How will the COVID19 spread? How many people will be infected and how many fatalities will we face? Answering these questions requires making data driven predictions about the future state of the spread of the virus. This is not an easy task. 


I found out first hand when helping a local hospital to make some predictions on their required IC capacity. Not being an epidemiologist, I replied that I wasn’t equipped to help make actual predictions. I could, however, provide some insight into the possible effects of these predictions on their local IC capacity. Over the course of this project, I learned two things that make a datadriven forecast the spread of Covid19 so difficult to generate.

Complexity of modeling

Modeling the spread of a virus is complex. Transmission dynamics, reflecting how a disease spreads, requires measures of contagiousness, length of incubation time, duration of how long a patient is infectious to name a few. Clinical dynamics, which describe the effects on clinical practice, require the fatality rate, hospitalization rate, length of the hospital stay, to name a few [1]. On top of that, there are policy interventions such as a lockdown or social distancing which (hopefully) change the course of the spread of the virus.

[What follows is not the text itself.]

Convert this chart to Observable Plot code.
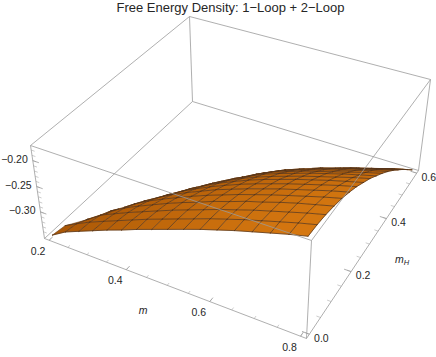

So modeling the spread is not as straightforward as extrapolating historic results into the future, it requires an understanding of the mathematical models as well as the dynamics of a clinical operation and impact of policy. Not an easy task.

Making data driven predictions about the spread of COVID19 - social distancing

The actual data in “data driven”

To make any type of data-driven prediction, the quality of the data matters, a lot. In the case of COVID-19, this is not as clear cut as it may appear on the surface. Due to limited testing capability, most countries have no actual account of how many people have been infected with the virus, which impacts the parameters of the prediction model.

To make things worse, a large part of the population may be infected without showing any symptoms. When passengers of the quarantined Diamond Princess cruise ship were tested, disturbing picture. 52% of the persons tested positive for COVID19 (N = 326) on the ship did not have any symptoms [2]. So the actual number of infected people may be vastly underestimated, making the case for social distancing even more prudent. To counter these problems various testing strategies have been devised, but the problem remains. Making accurate forecasts based on such incomplete data is problematic, to say the least.

Now what?

I think it’s clear why it requires years of study and a Master’s degree before one can start to make some sensible claims on the spread of this virus. So should we abandon making data driven models in the face of these high levels of uncertainty? No, making sense of the data remains a valuable activity, when done with expertise and adequate data. Even though accuracy and reliable forecasts are difficult, predictions provide decision-makers with a framework for action. What happens if we do nothing? Or if we lockdown? The accuracy of the models is less relevant, the general direction even more so.

Using simulations of government interventions epidemiologists distilled the now “famous” flatten the curve strategy. You can download the code to see for yourself how this strategy came about [3].  That is where the real value lies in doing these analyses, it helps decision-makers value different options under high levels of uncertainty.

Thank you

As our prime minister put it so acutely “I need to make 100% of the decision with 50% of the information”. Let’s take a moment to appreciate the difficult task our statisticians, epidemiologists and scientists have. Making sense of this complex situation with incomplete, messy data with highly complex models is hard. The implication of policy and high levels of uncertainty is a hefty combination that must weigh heavily on the shoulders of our scientists. I for one, am very thankful we have a well-trained, smart team of people equipped for this difficult task. So to all epidemiologists, statisticians, and scientists: THANK YOU!